Notion doesn't have public level names the way Google does with L3-L8, but from what I can tell they map roughly to something like senior = "L5 equivalent" at the bigger companies. The recruiter confirmed I was interviewing at the senior level, which meant the system design round was weighted more heavily than the coding.
The format. 60 minutes, 1:1 with a senior or staff eng. No whiteboard (all remote), they use a shared doc. First 5-10 minutes is intro and some light scoping questions about your background. Then the actual design prompt.
What they asked me. I got a prompt roughly like: design a collaborative document editing system that supports real-time sync across multiple users. Which, yes, is basically "design Notion." I don't know if that's always the prompt or if I got lucky/unlucky depending on how you feel about that.
The conversation stayed at the architectural level. They cared a lot about: How you handle conflicts when two users edit the same block simultaneously (operational transforms vs. CRDTs came up) Your data model for a block-based document structure How you'd approach the sync layer (WebSockets, polling fallback, what happens offline) Scaling: how does your design hold up at millions of concurrent users vs. thousands
They didn't push deep into implementation details.

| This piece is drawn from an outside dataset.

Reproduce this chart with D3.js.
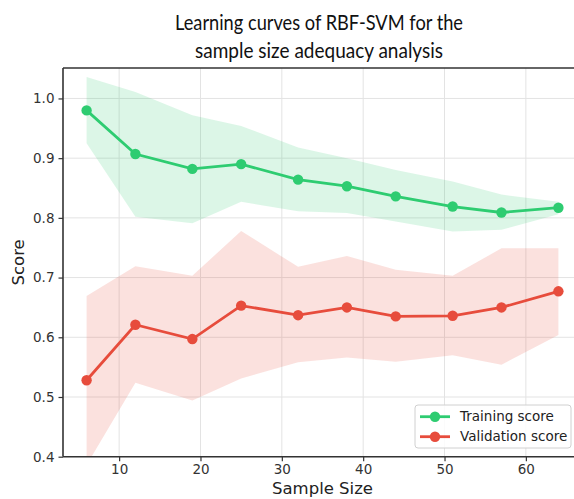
<!DOCTYPE html>
<html>
<head>
<meta charset="utf-8">
<script src="https://cdn.jsdelivr.net/npm/d3@7"></script>
<style>
  html, body { margin: 0; padding: 0; background: #fff; }
  svg { display: block; }
</style>
</head>
<body>
<div id="chart"></div>
<script>
// -------- Data --------
const sampleSizes = [6, 12, 19, 25, 32, 38, 44, 51, 57, 64];

const trainMean  = [0.980, 0.907, 0.882, 0.890, 0.864, 0.853, 0.836, 0.819, 0.809, 0.817];
const trainUpper = [1.036, 1.011, 0.972, 0.954, 0.918, 0.900, 0.880, 0.861, 0.839, 0.827];
const trainLower = [0.925, 0.802, 0.791, 0.827, 0.811, 0.808, 0.794, 0.777, 0.780, 0.806];

const validMean  = [0.528, 0.621, 0.597, 0.653, 0.637, 0.650, 0.635, 0.636, 0.650, 0.677];
const validUpper = [0.669, 0.719, 0.703, 0.778, 0.718, 0.736, 0.713, 0.703, 0.749, 0.749];
const validLower = [0.386, 0.524, 0.494, 0.531, 0.558, 0.566, 0.559, 0.570, 0.554, 0.604];

const xTicks = [10, 20, 30, 40, 50, 60];
const yTicks = [0.4, 0.5, 0.6, 0.7, 0.8, 0.9, 1.0];

const titleLines = ["Learning curves of RBF-SVM for the", "sample size adequacy analysis"];
const titleWidths = [288, 248];   // measured line widths in the reference

const series = [
  { name: "Training score",   color: "#2ecc71", mean: trainMean, lo: trainLower, hi: trainUpper },
  { name: "Validation score", color: "#e74c3c", mean: validMean, lo: validLower, hi: validUpper },
];

// -------- Layout --------
const width = 574, height = 499;
const plot = { left: 63, top: 68, right: 582, bottom: 456.7 };

const svg = d3.select("#chart").append("svg")
  .attr("width", width)
  .attr("height", height);

const x = d3.scaleLinear().domain([3.1, 66.9]).range([plot.left, plot.right]);
const y = d3.scaleLinear().domain([0.4, 1.051]).range([plot.bottom, plot.top]);

svg.append("defs").append("clipPath").attr("id", "clip")
  .append("rect")
  .attr("x", plot.left).attr("y", plot.top)
  .attr("width", plot.right - plot.left).attr("height", plot.bottom - plot.top);

// Grid
const grid = svg.append("g");
grid.selectAll("line.gx").data(xTicks).join("line")
  .attr("x1", d => x(d)).attr("x2", d => x(d))
  .attr("y1", plot.top).attr("y2", plot.bottom)
  .attr("stroke", "#e3e3e3").attr("stroke-width", 1);
grid.selectAll("line.gy").data(yTicks).join("line")
  .attr("x1", plot.left).attr("x2", plot.right)
  .attr("y1", d => y(d)).attr("y2", d => y(d))
  .attr("stroke", "#e3e3e3").attr("stroke-width", 1);

// Bands, lines, markers
const body = svg.append("g").attr("clip-path", "url(#clip)");

const area = d3.area()
  .x((d, i) => x(sampleSizes[i]));

series.forEach(s => {
  body.append("path")
    .datum(s.mean)
    .attr("d", area.y0((d, i) => y(s.lo[i])).y1((d, i) => y(s.hi[i])))
    .attr("fill", s.color)
    .attr("fill-opacity", 0.17);
});

const line = d3.line()
  .x((d, i) => x(sampleSizes[i]))
  .y(d => y(d));

series.forEach(s => {
  body.append("path")
    .datum(s.mean)
    .attr("d", line)
    .attr("fill", "none")
    .attr("stroke", s.color)
    .attr("stroke-width", 2.8);

  body.selectAll(null)
    .data(s.mean)
    .join("circle")
    .attr("cx", (d, i) => x(sampleSizes[i]))
    .attr("cy", d => y(d))
    .attr("r", 5.2)
    .attr("fill", s.color);
});

// Axes
const tickFont = "DejaVu Sans, sans-serif";

const xAxis = svg.append("g")
  .attr("transform", `translate(0,${plot.bottom})`)
  .call(d3.axisBottom(x).tickValues(xTicks).tickFormat(d3.format("d")).tickSizeOuter(0).tickSize(4.5).tickPadding(3.5));

const yAxis = svg.append("g")
  .attr("transform", `translate(${plot.left},0)`)
  .call(d3.axisLeft(y).tickValues(yTicks).tickFormat(d3.format(".1f")).tickSizeOuter(0).tickSize(4.5).tickPadding(4));

[xAxis, yAxis].forEach(g => {
  g.select(".domain").remove();
  g.selectAll(".tick line").attr("stroke", "#333").attr("stroke-width", 1.2);
  g.selectAll(".tick text")
    .attr("fill", "#333")
    .style("font-family", tickFont)
    .style("font-size", "13.5px");
});

// Spines: left, top, bottom (right one is outside the picture)
const spines = svg.append("g").attr("stroke", "#333").attr("stroke-width", 1.6).attr("fill", "none");
spines.append("line").attr("x1", plot.left).attr("x2", plot.left).attr("y1", plot.top).attr("y2", plot.bottom);
spines.append("line").attr("x1", plot.left).attr("x2", plot.right).attr("y1", plot.top).attr("y2", plot.top);
spines.append("line").attr("x1", plot.left).attr("x2", plot.right).attr("y1", plot.bottom).attr("y2", plot.bottom);

// Axis labels
svg.append("text")
  .attr("x", (plot.left + plot.right) / 2)
  .attr("y", 494)
  .attr("text-anchor", "middle")
  .attr("fill", "#222")
  .style("font-family", tickFont)
  .style("font-size", "16.5px")
  .text("Sample Size");

svg.append("text")
  .attr("transform", `translate(24,${(plot.top + plot.bottom) / 2}) rotate(-90)`)
  .attr("text-anchor", "middle")
  .attr("fill", "#222")
  .style("font-family", tickFont)
  .style("font-size", "16.5px")
  .text("Score");

// Title
svg.append("g").selectAll("text")
  .data(titleLines)
  .join("text")
  .attr("x", 319)
  .attr("y", (d, i) => 30 + i * 27.5)
  .attr("text-anchor", "middle")
  .attr("textLength", (d, i) => titleWidths[i])
  .attr("lengthAdjust", "spacingAndGlyphs")
  .attr("fill", "#111")
  .style("font-family", "Lato, sans-serif")
  .style("font-size", "20.5px")
  .text(d => d);

// Legend
const legend = svg.append("g").attr("transform", "translate(415,405)");
legend.append("rect")
  .attr("width", 156).attr("height", 43)
  .attr("rx", 3)
  .attr("fill", "#fff").attr("fill-opacity", 0.85)
  .attr("stroke", "#d0d0d0");

const items = legend.selectAll("g.item")
  .data(series)
  .join("g")
  .attr("transform", (d, i) => `translate(0,${11.7 + i * 20})`);

items.append("line")
  .attr("x1", 5).attr("x2", 35)
  .attr("stroke", d => d.color).attr("stroke-width", 2.8);
items.append("circle")
  .attr("cx", 20).attr("r", 5.2)
  .attr("fill", d => d.color);
items.append("text")
  .attr("x", 45).attr("dy", "0.35em")
  .attr("fill", "#222")
  .style("font-family", tickFont)
  .style("font-size", "13.5px")
  .text(d => d.name);
</script>
</body>
</html>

It felt more like a product + systems conversation than a pure distributed systems grind. The interviewer was clearly curious whether I'd thought about the tradeoffs, not whether I'd memorized a textbook.

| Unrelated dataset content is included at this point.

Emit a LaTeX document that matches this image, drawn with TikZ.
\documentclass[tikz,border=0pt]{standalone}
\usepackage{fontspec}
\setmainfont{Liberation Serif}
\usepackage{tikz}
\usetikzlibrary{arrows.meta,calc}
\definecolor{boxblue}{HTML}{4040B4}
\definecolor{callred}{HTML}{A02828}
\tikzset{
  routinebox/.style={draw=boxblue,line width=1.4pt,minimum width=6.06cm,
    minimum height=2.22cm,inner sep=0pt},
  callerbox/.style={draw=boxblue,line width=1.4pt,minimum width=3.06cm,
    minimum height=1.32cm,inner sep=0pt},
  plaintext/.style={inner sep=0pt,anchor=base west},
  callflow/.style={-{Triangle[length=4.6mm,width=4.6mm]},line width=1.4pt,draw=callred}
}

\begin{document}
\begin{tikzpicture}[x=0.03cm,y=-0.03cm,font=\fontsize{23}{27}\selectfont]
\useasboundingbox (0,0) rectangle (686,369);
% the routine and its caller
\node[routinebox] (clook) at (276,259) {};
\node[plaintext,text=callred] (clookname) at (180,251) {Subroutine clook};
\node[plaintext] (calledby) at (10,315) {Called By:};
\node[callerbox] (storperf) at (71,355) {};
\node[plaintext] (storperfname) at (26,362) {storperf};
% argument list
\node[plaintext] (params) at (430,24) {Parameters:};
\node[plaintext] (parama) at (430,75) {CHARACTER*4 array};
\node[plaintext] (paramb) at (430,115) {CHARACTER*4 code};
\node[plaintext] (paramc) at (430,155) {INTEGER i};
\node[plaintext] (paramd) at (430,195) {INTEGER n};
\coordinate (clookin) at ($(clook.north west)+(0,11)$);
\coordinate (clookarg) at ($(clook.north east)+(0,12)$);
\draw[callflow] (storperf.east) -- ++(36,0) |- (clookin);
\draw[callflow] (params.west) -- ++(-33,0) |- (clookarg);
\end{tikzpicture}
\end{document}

What I wish I'd done differently. I spent too long on the data model and didn't leave enough time for the scaling conversation. I also didn't proactively mention offline-first behavior early enough. That seemed like something they care about given the product.
Overall a solid round. Not FAANG-hard but not trivially easy either. The OT/CRDT question will separate people who've thought about it from people who haven't.